On November 20, 2021, Kasie and Rex took on Exposition in a “what not to do” approach, specifically to help those NaNoWriMo listeners who were giving it a go. Here are the show notes:
Theme for the day
You Need to Know, but does the Reader?
Agenda
- Exposition is what, again?
- How too much exposition wrecks a good story
- How not enough exposition ruins a good concept
- Things to consider when writing exposition into your work

Segment 1
Continuing our NaNoWriMo coaching series, we bring you the Scaffolding, Exposition, What you Write for Your Own Benefit episode. We talked extensively about methods for including exposition in Episode 122.
Here’s a quick recap:
- Exposition is the literary term for everything that happens before the story begins. It’s background. History. Baggage.
- There are a few ways to lay it into the story: the fact dump (see prologue), the inner monologue or flashback, dialogue or one character telling another critical circumstances.
- There are a few places to put it: 1) at the beginning (prologue), 2) sprinkled throughout (on a need-to-know basis), 3) in foreshadowing wherein things are said that seem incongruent now but might be important later, and 4) at the end in a dramatic “reveal” that connects the dots for reader and character alike (a la Lisa See).
We covered all that in Episode 122, but it’s been a while so we can spend the first segment recapping, reminding, revisiting, etc.
So what’s fresh and new and relevant to those NaNo’ers in today’s episode?
It’s the inversion technique: What NOT to do. How exposition can suck and what to do about it. We’re going to pull apart all the shitty ways people kill the action in a scene or bore us to tears with exposition.
Segment 2
Last week in our short fiction critique group, I gave advice to a writer on a story that basically said, “start at the halfway point.” She’d built the story chronologically but the real hook, what really mattered, didn’t come until halfway through.
She had this delicious line that said, “I waited nearly a week after Foster’s death before going out to the woods to look for that area where our troubles began.” I commented, “I want the story to begin here.” She had given us the circumstances around poor Foster’s discovery, illness, and death before bringing the main character’s experience with the murderous discovery into the story.
When we ask, “Where does the story really begin?” we get to that lit-fuse moment. The place where fire meets kindling. Even in a slow burn, there’s a specific, definite beginning. And everything that came before is exposition.
So let’s help our NaNoWriMo’ers who are probably boring the shit out of their readers right now in the first 20,000 words that shouldn’t be exposition. You write it because you need it, not the story and not the readers.

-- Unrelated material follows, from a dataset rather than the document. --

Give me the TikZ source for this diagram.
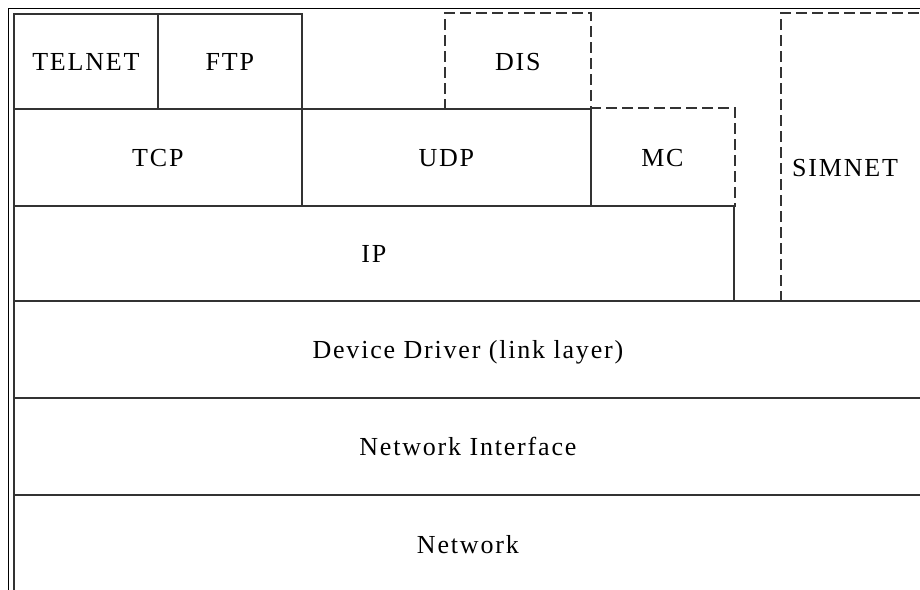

There are some clever ways to deliver exposition:
Have the main character be a newbie needing things explained to him/her (Harry Potter)
Have a side character be a newbie and let the main character explain to the side character (Zootropolis)
News reels, old TV footage, home videos are used sometimes used to deliver exposition in movies; how does that play in a book?
Segment 3
So, since too much exposition drags down the action and bores readers, and too little leaves us not really caring about the character or being confused by the circumstances, how do you know exactly what to include and what not to?
As you might imagine, there’s plenty of advice. Let’s start here:
- Include exposition that supports the conflict — speaks to the character’s motivation, their desire, or the obstacles in their way; anything that explains the stakes of the pursuit and the results of failure should the protagonist not achieve their goal
- Include exposition that might not contribute to this scene, but might be needed for a later scene — foreshadowing, world-building clues, or character insight or development.
Segment 4
- Include only required exposition early on, once the reader trusts you to deliver the story, then you can add the additional scaffolding to raise the stakes and contextualize subplots.
- Include exposition that closes the gap between what the characters know and what the reader knows — use internal monologues, dialogue, or devices (like a newspaper) to deliver
How do you know which device to use?
How do you know an amount is too much?
How many details bog the paragraph down and how many are just right?